Excellent question. Do not feel like an idiot for asking this. I remember my first EMT course. The instructor kept stressing the importance of maintaining and airway but it never seemed like he talked a lot about how to do it.
This might be as simple as positioning the patient in the optimal position to promote air exchange. If the patient is conscious, unless you need to insert an assistive device or assist ventilations, allow them to assume a position that will maximize their ventilatory effort. This will typically be sitting upright and probably leaning forward in what is referred to as the tripod position (they will lean forward and support themselves with an outstretched arm).
If they are unresponsive or unable to support themselves in a sitting position you will more than likely need to lay them supine to manage their airway.
If you need to support their airway, your first intervention should be a manual airway maneuver, of which there are 2 that I usually use: the head tilt - chin lift or the modified jaw thrust. Although most references recommend using the head tilt - chin lift in the absence of known/suspected trauma, I prefer to use the modified jaw thrust on all unresponsive patients.
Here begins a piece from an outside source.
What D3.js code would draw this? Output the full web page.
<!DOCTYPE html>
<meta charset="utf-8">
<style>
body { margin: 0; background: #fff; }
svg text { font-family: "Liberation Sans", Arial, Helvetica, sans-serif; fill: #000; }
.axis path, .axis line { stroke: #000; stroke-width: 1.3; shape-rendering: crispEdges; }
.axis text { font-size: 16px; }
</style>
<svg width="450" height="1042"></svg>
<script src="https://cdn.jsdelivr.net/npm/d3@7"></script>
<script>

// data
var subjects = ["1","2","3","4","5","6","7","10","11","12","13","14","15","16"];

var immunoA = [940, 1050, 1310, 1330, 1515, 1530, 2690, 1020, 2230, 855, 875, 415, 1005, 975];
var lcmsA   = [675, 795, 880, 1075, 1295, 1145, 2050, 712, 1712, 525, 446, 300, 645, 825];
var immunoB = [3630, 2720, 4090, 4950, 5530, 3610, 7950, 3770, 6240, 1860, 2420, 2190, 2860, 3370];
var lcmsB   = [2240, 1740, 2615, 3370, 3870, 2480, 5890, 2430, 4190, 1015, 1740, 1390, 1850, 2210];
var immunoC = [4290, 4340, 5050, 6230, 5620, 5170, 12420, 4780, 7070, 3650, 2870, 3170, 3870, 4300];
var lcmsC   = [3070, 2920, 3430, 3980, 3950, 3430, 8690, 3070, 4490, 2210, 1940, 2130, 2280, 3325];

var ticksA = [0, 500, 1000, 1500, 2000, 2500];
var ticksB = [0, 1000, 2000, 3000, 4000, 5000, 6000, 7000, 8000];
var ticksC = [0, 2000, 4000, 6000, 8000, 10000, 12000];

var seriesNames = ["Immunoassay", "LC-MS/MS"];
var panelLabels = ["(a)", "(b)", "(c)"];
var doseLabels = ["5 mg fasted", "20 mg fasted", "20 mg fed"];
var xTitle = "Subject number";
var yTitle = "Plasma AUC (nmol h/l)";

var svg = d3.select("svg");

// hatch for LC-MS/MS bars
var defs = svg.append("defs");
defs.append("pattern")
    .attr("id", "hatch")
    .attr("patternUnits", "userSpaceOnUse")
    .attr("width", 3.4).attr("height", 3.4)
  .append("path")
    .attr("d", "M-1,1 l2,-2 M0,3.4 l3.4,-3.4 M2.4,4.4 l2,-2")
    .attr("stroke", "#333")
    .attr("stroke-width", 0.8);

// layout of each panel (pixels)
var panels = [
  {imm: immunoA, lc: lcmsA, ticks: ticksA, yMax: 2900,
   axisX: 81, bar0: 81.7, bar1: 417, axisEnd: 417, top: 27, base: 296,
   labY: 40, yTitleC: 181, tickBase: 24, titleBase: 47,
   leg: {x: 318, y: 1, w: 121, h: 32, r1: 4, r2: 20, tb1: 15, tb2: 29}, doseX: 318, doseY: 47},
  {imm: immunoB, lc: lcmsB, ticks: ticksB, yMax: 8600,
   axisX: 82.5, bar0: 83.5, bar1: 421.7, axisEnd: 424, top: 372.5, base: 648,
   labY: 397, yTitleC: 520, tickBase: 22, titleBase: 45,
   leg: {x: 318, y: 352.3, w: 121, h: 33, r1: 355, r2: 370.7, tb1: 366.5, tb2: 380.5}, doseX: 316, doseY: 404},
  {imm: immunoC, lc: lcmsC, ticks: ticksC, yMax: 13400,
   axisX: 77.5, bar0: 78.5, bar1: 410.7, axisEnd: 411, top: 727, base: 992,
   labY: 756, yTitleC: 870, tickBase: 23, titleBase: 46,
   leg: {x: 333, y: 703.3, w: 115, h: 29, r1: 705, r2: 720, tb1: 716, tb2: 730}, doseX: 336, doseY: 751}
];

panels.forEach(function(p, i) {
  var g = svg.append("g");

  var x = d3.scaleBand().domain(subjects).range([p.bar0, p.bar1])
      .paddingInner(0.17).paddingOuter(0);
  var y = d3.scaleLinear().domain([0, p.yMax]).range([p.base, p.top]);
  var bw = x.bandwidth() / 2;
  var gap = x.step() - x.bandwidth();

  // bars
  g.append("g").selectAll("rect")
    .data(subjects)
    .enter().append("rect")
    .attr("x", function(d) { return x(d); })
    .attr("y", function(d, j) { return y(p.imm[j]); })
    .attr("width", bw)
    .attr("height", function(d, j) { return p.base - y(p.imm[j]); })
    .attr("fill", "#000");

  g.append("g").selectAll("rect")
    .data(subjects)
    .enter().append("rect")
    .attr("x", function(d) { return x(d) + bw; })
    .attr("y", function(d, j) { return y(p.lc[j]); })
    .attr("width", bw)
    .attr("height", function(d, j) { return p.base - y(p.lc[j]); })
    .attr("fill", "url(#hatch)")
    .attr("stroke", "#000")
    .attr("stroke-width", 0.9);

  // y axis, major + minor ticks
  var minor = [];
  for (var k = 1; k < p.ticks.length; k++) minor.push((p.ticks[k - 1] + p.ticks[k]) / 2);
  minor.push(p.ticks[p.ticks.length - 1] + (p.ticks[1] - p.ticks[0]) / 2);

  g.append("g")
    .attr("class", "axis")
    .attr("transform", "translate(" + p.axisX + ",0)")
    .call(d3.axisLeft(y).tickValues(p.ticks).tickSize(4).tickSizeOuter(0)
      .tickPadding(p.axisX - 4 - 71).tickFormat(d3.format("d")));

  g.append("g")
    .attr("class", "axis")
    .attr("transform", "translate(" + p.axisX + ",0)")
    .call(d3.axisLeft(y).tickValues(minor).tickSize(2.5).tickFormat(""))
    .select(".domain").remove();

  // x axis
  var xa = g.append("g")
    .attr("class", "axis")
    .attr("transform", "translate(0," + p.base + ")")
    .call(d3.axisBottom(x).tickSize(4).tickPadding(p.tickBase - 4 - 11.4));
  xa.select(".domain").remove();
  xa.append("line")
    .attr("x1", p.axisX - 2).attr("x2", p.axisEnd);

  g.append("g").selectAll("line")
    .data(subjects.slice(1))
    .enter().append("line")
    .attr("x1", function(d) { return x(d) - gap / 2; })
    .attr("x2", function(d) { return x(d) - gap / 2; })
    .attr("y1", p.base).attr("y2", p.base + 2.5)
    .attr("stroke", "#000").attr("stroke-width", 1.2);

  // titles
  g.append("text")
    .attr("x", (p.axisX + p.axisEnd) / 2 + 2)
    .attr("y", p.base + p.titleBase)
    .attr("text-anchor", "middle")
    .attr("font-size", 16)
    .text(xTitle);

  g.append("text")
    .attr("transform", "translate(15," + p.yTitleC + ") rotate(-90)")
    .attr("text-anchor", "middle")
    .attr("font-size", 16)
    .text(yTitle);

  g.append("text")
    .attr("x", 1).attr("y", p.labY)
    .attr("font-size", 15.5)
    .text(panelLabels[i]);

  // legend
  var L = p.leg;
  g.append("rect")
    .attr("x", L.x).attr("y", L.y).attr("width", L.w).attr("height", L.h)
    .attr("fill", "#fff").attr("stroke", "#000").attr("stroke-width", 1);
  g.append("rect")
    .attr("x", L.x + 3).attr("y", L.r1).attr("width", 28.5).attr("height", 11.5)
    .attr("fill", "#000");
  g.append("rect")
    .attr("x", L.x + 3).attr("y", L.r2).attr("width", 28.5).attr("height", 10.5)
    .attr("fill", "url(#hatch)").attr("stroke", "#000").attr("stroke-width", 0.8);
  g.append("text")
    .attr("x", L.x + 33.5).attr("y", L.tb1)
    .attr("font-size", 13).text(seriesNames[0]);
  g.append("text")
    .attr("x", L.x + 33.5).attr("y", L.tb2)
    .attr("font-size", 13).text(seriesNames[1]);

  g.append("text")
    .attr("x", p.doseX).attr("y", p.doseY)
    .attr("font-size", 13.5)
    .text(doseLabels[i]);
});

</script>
Regardless of which maneuver you use, after you open the patient's mouth, look inside for and clear any foreign object that you find. The patient might require suction, manual removal of a foreign body, or even the application of sub-diaphragmatic abdominal thrusts to clear a foreign body obstruction.
At this time, if the patient is still unresponsive I will usually insert an airway adjunct - either an oropharyngeal airway if there is no gag reflex or a nasopharyngeal airway in the presence of an intact gag reflex. If I place a nasopharyngeal airway I usually place one in both nares as well.
I know that breathing comes after the airway, but while all you are taking care of the airway try and provide supplemental oxygen by blow by to support any spontaneous respiratory effort that the patient might have and be prepared to assist ventilations with a resuscitation bag after you have established an airway.
I have included a link to the 2002 Airway Supplement to the 1994 USDOT EMT-Basic Curriculum Module 2/Lesson 2-1-2:Airway
. While this module was developed for EMT Basic instruction, it is important to remember that basic airway maneuvers are the same regardless of level of training/education or certification.
Good luck in your future career, and don't ever become afraid of asking questions.